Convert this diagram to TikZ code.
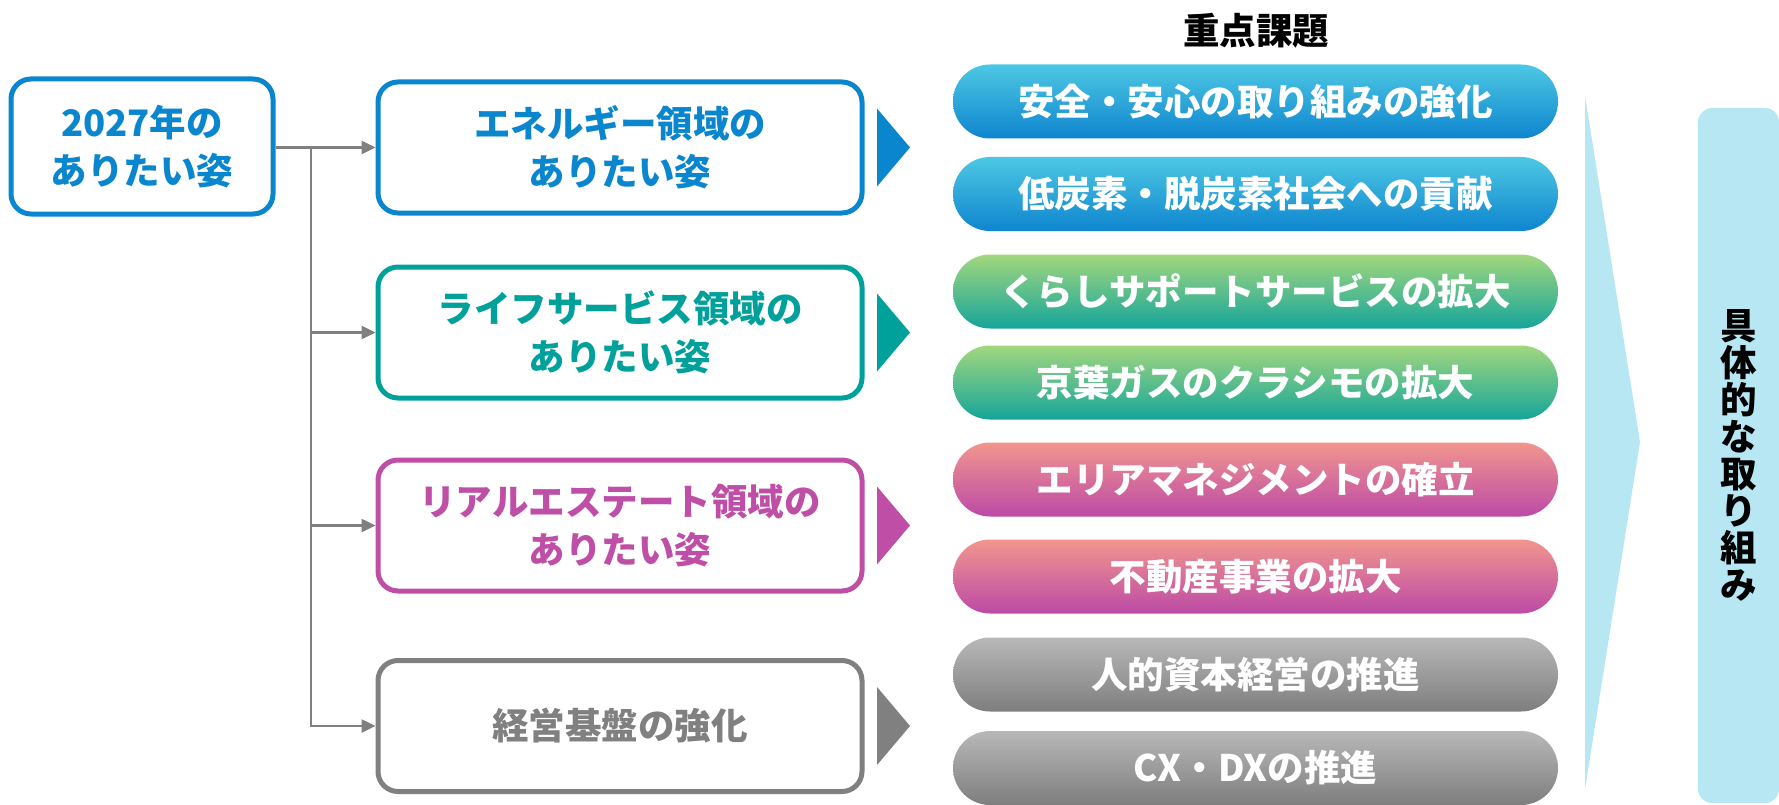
\documentclass[tikz,border=0pt]{standalone}
\usepackage{fontspec}
\setmainfont{Noto Sans CJK JP}
\usetikzlibrary{arrows.meta}
\definecolor{cblue}{HTML}{0A86CF}
\definecolor{cteal}{HTML}{00A19A}
\definecolor{cmag}{HTML}{BE4EA6}
\definecolor{cgray}{HTML}{808080}
\definecolor{lblue}{HTML}{B6E7F3}
\definecolor{pbT}{HTML}{4DC8E3}
\definecolor{pbB}{HTML}{0E85CF}
\definecolor{pgT}{HTML}{A2D77E}
\definecolor{pgB}{HTML}{15A59A}
\definecolor{ppT}{HTML}{F2968E}
\definecolor{ppB}{HTML}{BC4AA6}
\definecolor{pyT}{HTML}{B8B8B8}
\definecolor{pyB}{HTML}{7E7E7E}
\tikzset{
  areabox/.style={draw=#1, text=#1, line width=5pt, rounded corners=20pt, fill=white,
    minimum width=484pt, minimum height=131pt, align=center,
    font=\fontsize{36.5}{48}\selectfont\bfseries},
  pill/.style n args={2}{rounded corners=37pt, top color=#1, bottom color=#2,
    minimum width=605pt, minimum height=74pt, text=white, inner sep=0pt,
    font=\fontsize{36.5}{40}\selectfont\bfseries},
  conn/.style={draw=cgray, line width=2.5pt, -{Triangle[length=14pt,width=13pt]}},
}
\begin{document}
\begin{tikzpicture}[x=1pt,y=-1pt]
\useasboundingbox (0,0) rectangle (1779,805);
% left box
\node[areabox=cblue, minimum width=262pt, minimum height=135pt] (A) at (142,146.5) {2027年の\\ありたい姿};
% area boxes
\node[areabox=cblue] (B) at (620,147.5) {エネルギー領域の\\ありたい姿};
\node[areabox=cteal] (C) at (620,332.5) {ライフサービス領域の\\ありたい姿};
\node[areabox=cmag] (D) at (620,525.5) {リアルエステート領域の\\ありたい姿};
\node[areabox=cgray] (E) at (620,726) {経営基盤の強化};
% connectors
\coordinate (J) at (311,147.5);
\draw[conn] (A.east |- J) -- (B.west |- J);
\draw[draw=cgray, line width=2.5pt] (J) -- (311,726);
\draw[conn] (J) |- (C.west);
\draw[conn] (J) |- (D.west);
\draw[conn] (J) |- (E.west);
% triangles
\fill[cblue] (877,108.5) -- (910,147.5) -- (877,186.5) -- cycle;
\fill[cteal] (877,293.5) -- (910,332.5) -- (877,371.5) -- cycle;
\fill[cmag] (877,486.5) -- (910,525.5) -- (877,564.5) -- cycle;
\fill[cgray] (877,687) -- (910,726) -- (877,765) -- cycle;
% heading
\node[font=\fontsize{36.5}{40}\selectfont\bfseries, text=black] (H) at (1256,31) {重点課題};
% pills
\node[pill={pbT}{pbB}] (P1) at (1255.5,101.5) {安全・安心の取り組みの強化};
\node[pill={pbT}{pbB}] (P2) at (1255.5,194) {低炭素・脱炭素社会への貢献};
\node[pill={pgT}{pgB}] (P3) at (1255.5,291.5) {くらしサポートサービスの拡大};
\node[pill={pgT}{pgB}] (P4) at (1255.5,382.5) {京葉ガスのクラシモの拡大};
\node[pill={ppT}{ppB}] (P5) at (1255.5,479.5) {エリアマネジメントの確立};
\node[pill={ppT}{ppB}] (P6) at (1255.5,576.5) {不動産事業の拡大};
\node[pill={pyT}{pyB}] (P7) at (1255.5,674.5) {人的資本経営の推進};
\node[pill={pyT}{pyB}] (P8) at (1255.5,768) {CX・DXの推進};
% big chevron
\fill[lblue] (1585,96) -- (1640,442) -- (1585,789) -- cycle;
% right box
\node[fill=lblue, rounded corners=14pt, minimum width=81pt, minimum height=695pt,
  inner sep=0pt, align=center, font=\fontsize{36.5}{37}\selectfont\bfseries] (R) at (1738.5,455.5)
  {具\\体\\的\\な\\取\\り\\組\\み};
\end{tikzpicture}
\end{document}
════════
*Brief*
All of the data above should be transcribed verbatim, with pictures omitted.

*Exercise result*
Convert this diagram to TikZ code.
\documentclass[tikz,border=0pt]{standalone}
\usepackage{fontspec}
\setmainfont{Noto Sans CJK JP}
\usetikzlibrary{arrows.meta}
\definecolor{cblue}{HTML}{0A86CF}
\definecolor{cteal}{HTML}{00A19A}
\definecolor{cmag}{HTML}{BE4EA6}
\definecolor{cgray}{HTML}{808080}
\definecolor{lblue}{HTML}{B6E7F3}
\definecolor{pbT}{HTML}{4DC8E3}
\definecolor{pbB}{HTML}{0E85CF}
\definecolor{pgT}{HTML}{A2D77E}
\definecolor{pgB}{HTML}{15A59A}
\definecolor{ppT}{HTML}{F2968E}
\definecolor{ppB}{HTML}{BC4AA6}
\definecolor{pyT}{HTML}{B8B8B8}
\definecolor{pyB}{HTML}{7E7E7E}
\tikzset{
  areabox/.style={draw=#1, text=#1, line width=5pt, rounded corners=20pt, fill=white,
    minimum width=484pt, minimum height=131pt, align=center,
    font=\fontsize{36.5}{48}\selectfont\bfseries},
  pill/.style n args={2}{rounded corners=37pt, top color=#1, bottom color=#2,
    minimum width=605pt, minimum height=74pt, text=white, inner sep=0pt,
    font=\fontsize{36.5}{40}\selectfont\bfseries},
  conn/.style={draw=cgray, line width=2.5pt, -{Triangle[length=14pt,width=13pt]}},
}
\begin{document}
\begin{tikzpicture}[x=1pt,y=-1pt]
\useasboundingbox (0,0) rectangle (1779,805);
% left box
\node[areabox=cblue, minimum width=262pt, minimum height=135pt] (A) at (142,146.5) {2027年の\\ありたい姿};
% area boxes
\node[areabox=cblue] (B) at (620,147.5) {エネルギー領域の\\ありたい姿};
\node[areabox=cteal] (C) at (620,332.5) {ライフサービス領域の\\ありたい姿};
\node[areabox=cmag] (D) at (620,525.5) {リアルエステート領域の\\ありたい姿};
\node[areabox=cgray] (E) at (620,726) {経営基盤の強化};
% connectors
\coordinate (J) at (311,147.5);
\draw[conn] (A.east |- J) -- (B.west |- J);
\draw[draw=cgray, line width=2.5pt] (J) -- (311,726);
\draw[conn] (J) |- (C.west);
\draw[conn] (J) |- (D.west);
\draw[conn] (J) |- (E.west);
% triangles
\fill[cblue] (877,108.5) -- (910,147.5) -- (877,186.5) -- cycle;
\fill[cteal] (877,293.5) -- (910,332.5) -- (877,371.5) -- cycle;
\fill[cmag] (877,486.5) -- (910,525.5) -- (877,564.5) -- cycle;
\fill[cgray] (877,687) -- (910,726) -- (877,765) -- cycle;
% heading
\node[font=\fontsize{36.5}{40}\selectfont\bfseries, text=black] (H) at (1256,31) {重点課題};
% pills
\node[pill={pbT}{pbB}] (P1) at (1255.5,101.5) {安全・安心の取り組みの強化};
\node[pill={pbT}{pbB}] (P2) at (1255.5,194) {低炭素・脱炭素社会への貢献};
\node[pill={pgT}{pgB}] (P3) at (1255.5,291.5) {くらしサポートサービスの拡大};
\node[pill={pgT}{pgB}] (P4) at (1255.5,382.5) {京葉ガスのクラシモの拡大};
\node[pill={ppT}{ppB}] (P5) at (1255.5,479.5) {エリアマネジメントの確立};
\node[pill={ppT}{ppB}] (P6) at (1255.5,576.5) {不動産事業の拡大};
\node[pill={pyT}{pyB}] (P7) at (1255.5,674.5) {人的資本経営の推進};
\node[pill={pyT}{pyB}] (P8) at (1255.5,768) {CX・DXの推進};
% big chevron
\fill[lblue] (1585,96) -- (1640,442) -- (1585,789) -- cycle;
% right box
\node[fill=lblue, rounded corners=14pt, minimum width=81pt, minimum height=695pt,
  inner sep=0pt, align=center, font=\fontsize{36.5}{37}\selectfont\bfseries] (R) at (1738.5,455.5)
  {具\\体\\的\\な\\取\\り\\組\\み};
\end{tikzpicture}
\end{document}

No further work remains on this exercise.